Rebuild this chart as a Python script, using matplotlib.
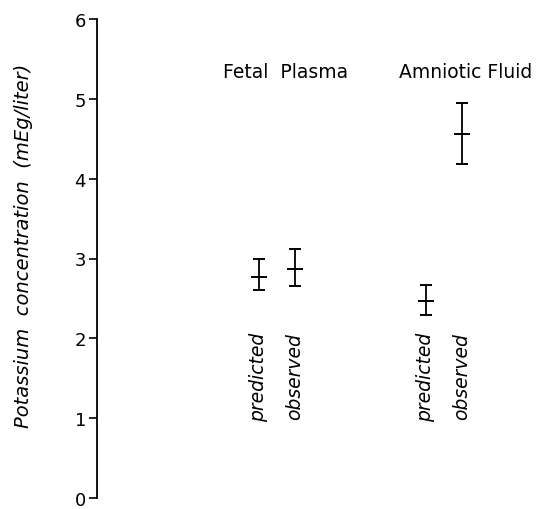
import numpy as np
import matplotlib
matplotlib.use("Agg")
import matplotlib.pyplot as plt

# data
groups = ["Fetal  Plasma", "Amniotic Fluid"]
kinds = ["predicted", "observed"]
means = [[2.77, 2.87], [2.47, 4.56]]
lower = [[2.60, 2.66], [2.29, 4.18]]
upper = [[2.99, 3.12], [2.67, 4.95]]

plt.rcParams['font.family'] = ['DejaVu Sans']

fig = plt.figure(figsize=(5.41, 5.10), dpi=100)
ax = fig.add_axes([97 / 541, 11 / 510, 444 / 541, 479 / 510])

offset = 0.108
title_shift = [0.05, 0.13]
for g in range(len(groups)):
    for k in range(len(kinds)):
        x = g + 1 + (k * 2 - 1) * offset
        m = means[g][k]
        err = [[m - lower[g][k]], [upper[g][k] - m]]
        ax.errorbar([x], [m], yerr=err, fmt='_', color='black',
                    markersize=12, markeredgewidth=1.4, elinewidth=1.3,
                    capsize=4.5, capthick=1.3)
        ax.text(x, 2.08, kinds[k], rotation=90, ha='center', va='top',
                fontsize=13.5, style='italic')
    ax.text(g + 1 + title_shift[g], 5.34, groups[g], ha='center', va='center',
            fontsize=13.5)

ax.set_xlim(-0.078, 2.581)
ax.set_ylim(0, 6)
ax.set_yticks(range(7))
ax.tick_params(axis='y', direction='out', length=6, width=1.2, labelsize=13, pad=2)
ax.set_xticks([])
for s in ['top', 'right', 'bottom']:
    ax.spines[s].set_visible(False)
ax.spines['left'].set_linewidth(1.3)
ax.patch.set_alpha(0)

fig.text(24 / 541, 1 - 246 / 510, "Potassium  concentration  (mEg/liter)",
         rotation=90, ha='center', va='center', fontsize=14, style='italic')

fig.savefig("out.png", dpi=100)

What needs to be done — Copy every line above word for word and exclude the pictures.

Response to this task —
Rebuild this chart as a Python script, using matplotlib.
import numpy as np
import matplotlib
matplotlib.use("Agg")
import matplotlib.pyplot as plt

# data
groups = ["Fetal  Plasma", "Amniotic Fluid"]
kinds = ["predicted", "observed"]
means = [[2.77, 2.87], [2.47, 4.56]]
lower = [[2.60, 2.66], [2.29, 4.18]]
upper = [[2.99, 3.12], [2.67, 4.95]]

plt.rcParams['font.family'] = ['DejaVu Sans']

fig = plt.figure(figsize=(5.41, 5.10), dpi=100)
ax = fig.add_axes([97 / 541, 11 / 510, 444 / 541, 479 / 510])

offset = 0.108
title_shift = [0.05, 0.13]
for g in range(len(groups)):
    for k in range(len(kinds)):
        x = g + 1 + (k * 2 - 1) * offset
        m = means[g][k]
        err = [[m - lower[g][k]], [upper[g][k] - m]]
        ax.errorbar([x], [m], yerr=err, fmt='_', color='black',
                    markersize=12, markeredgewidth=1.4, elinewidth=1.3,
                    capsize=4.5, capthick=1.3)
        ax.text(x, 2.08, kinds[k], rotation=90, ha='center', va='top',
                fontsize=13.5, style='italic')
    ax.text(g + 1 + title_shift[g], 5.34, groups[g], ha='center', va='center',
            fontsize=13.5)

ax.set_xlim(-0.078, 2.581)
ax.set_ylim(0, 6)
ax.set_yticks(range(7))
ax.tick_params(axis='y', direction='out', length=6, width=1.2, labelsize=13, pad=2)
ax.set_xticks([])
for s in ['top', 'right', 'bottom']:
    ax.spines[s].set_visible(False)
ax.spines['left'].set_linewidth(1.3)
ax.patch.set_alpha(0)

fig.text(24 / 541, 1 - 246 / 510, "Potassium  concentration  (mEg/liter)",
         rotation=90, ha='center', va='center', fontsize=14, style='italic')

fig.savefig("out.png", dpi=100)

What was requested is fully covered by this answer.